*Your instructions:*
Output the full listing word for word.

*Raw data:*
----

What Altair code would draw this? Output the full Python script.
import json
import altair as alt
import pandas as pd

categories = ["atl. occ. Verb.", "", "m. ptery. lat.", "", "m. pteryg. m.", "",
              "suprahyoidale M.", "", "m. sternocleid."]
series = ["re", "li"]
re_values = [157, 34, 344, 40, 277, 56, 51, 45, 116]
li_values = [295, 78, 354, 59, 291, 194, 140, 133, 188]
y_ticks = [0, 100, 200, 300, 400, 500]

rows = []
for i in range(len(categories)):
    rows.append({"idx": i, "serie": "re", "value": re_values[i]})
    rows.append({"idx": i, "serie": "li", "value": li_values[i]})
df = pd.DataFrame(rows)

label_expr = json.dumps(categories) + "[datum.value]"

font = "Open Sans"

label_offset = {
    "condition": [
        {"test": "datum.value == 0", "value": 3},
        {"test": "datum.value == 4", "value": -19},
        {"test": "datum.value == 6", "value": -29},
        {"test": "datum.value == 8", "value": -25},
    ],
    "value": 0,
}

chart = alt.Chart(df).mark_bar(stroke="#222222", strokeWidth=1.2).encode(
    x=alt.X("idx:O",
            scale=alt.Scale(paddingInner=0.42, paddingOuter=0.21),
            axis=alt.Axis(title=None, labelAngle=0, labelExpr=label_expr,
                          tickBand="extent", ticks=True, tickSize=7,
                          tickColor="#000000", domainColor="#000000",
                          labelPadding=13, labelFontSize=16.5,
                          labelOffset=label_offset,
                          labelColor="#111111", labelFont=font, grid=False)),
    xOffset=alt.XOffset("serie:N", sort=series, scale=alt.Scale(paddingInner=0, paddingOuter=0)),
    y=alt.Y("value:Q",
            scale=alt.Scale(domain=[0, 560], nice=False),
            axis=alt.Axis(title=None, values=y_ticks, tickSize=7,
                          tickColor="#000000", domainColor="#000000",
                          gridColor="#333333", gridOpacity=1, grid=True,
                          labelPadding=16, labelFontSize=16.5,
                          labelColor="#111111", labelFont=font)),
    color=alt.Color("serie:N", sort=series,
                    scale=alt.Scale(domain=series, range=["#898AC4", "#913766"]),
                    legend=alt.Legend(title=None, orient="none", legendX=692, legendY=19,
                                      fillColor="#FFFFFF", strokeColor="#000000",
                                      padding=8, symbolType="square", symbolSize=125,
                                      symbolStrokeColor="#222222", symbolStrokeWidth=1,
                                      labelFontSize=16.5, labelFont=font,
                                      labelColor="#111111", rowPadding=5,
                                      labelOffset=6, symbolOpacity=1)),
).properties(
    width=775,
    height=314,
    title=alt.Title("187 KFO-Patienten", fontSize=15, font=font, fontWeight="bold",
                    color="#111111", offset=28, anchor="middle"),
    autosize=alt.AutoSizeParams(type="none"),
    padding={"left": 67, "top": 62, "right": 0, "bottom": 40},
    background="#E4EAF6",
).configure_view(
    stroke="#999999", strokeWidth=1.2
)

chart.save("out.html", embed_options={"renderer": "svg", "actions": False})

----

*Worked solution:*
What Altair code would draw this? Output the full Python script.
import json
import altair as alt
import pandas as pd

categories = ["atl. occ. Verb.", "", "m. ptery. lat.", "", "m. pteryg. m.", "",
              "suprahyoidale M.", "", "m. sternocleid."]
series = ["re", "li"]
re_values = [157, 34, 344, 40, 277, 56, 51, 45, 116]
li_values = [295, 78, 354, 59, 291, 194, 140, 133, 188]
y_ticks = [0, 100, 200, 300, 400, 500]

rows = []
for i in range(len(categories)):
    rows.append({"idx": i, "serie": "re", "value": re_values[i]})
    rows.append({"idx": i, "serie": "li", "value": li_values[i]})
df = pd.DataFrame(rows)

label_expr = json.dumps(categories) + "[datum.value]"

font = "Open Sans"

label_offset = {
    "condition": [
        {"test": "datum.value == 0", "value": 3},
        {"test": "datum.value == 4", "value": -19},
        {"test": "datum.value == 6", "value": -29},
        {"test": "datum.value == 8", "value": -25},
    ],
    "value": 0,
}

chart = alt.Chart(df).mark_bar(stroke="#222222", strokeWidth=1.2).encode(
    x=alt.X("idx:O",
            scale=alt.Scale(paddingInner=0.42, paddingOuter=0.21),
            axis=alt.Axis(title=None, labelAngle=0, labelExpr=label_expr,
                          tickBand="extent", ticks=True, tickSize=7,
                          tickColor="#000000", domainColor="#000000",
                          labelPadding=13, labelFontSize=16.5,
                          labelOffset=label_offset,
                          labelColor="#111111", labelFont=font, grid=False)),
    xOffset=alt.XOffset("serie:N", sort=series, scale=alt.Scale(paddingInner=0, paddingOuter=0)),
    y=alt.Y("value:Q",
            scale=alt.Scale(domain=[0, 560], nice=False),
            axis=alt.Axis(title=None, values=y_ticks, tickSize=7,
                          tickColor="#000000", domainColor="#000000",
                          gridColor="#333333", gridOpacity=1, grid=True,
                          labelPadding=16, labelFontSize=16.5,
                          labelColor="#111111", labelFont=font)),
    color=alt.Color("serie:N", sort=series,
                    scale=alt.Scale(domain=series, range=["#898AC4", "#913766"]),
                    legend=alt.Legend(title=None, orient="none", legendX=692, legendY=19,
                                      fillColor="#FFFFFF", strokeColor="#000000",
                                      padding=8, symbolType="square", symbolSize=125,
                                      symbolStrokeColor="#222222", symbolStrokeWidth=1,
                                      labelFontSize=16.5, labelFont=font,
                                      labelColor="#111111", rowPadding=5,
                                      labelOffset=6, symbolOpacity=1)),
).properties(
    width=775,
    height=314,
    title=alt.Title("187 KFO-Patienten", fontSize=15, font=font, fontWeight="bold",
                    color="#111111", offset=28, anchor="middle"),
    autosize=alt.AutoSizeParams(type="none"),
    padding={"left": 67, "top": 62, "right": 0, "bottom": 40},
    background="#E4EAF6",
).configure_view(
    stroke="#999999", strokeWidth=1.2
)

chart.save("out.html", embed_options={"renderer": "svg", "actions": False})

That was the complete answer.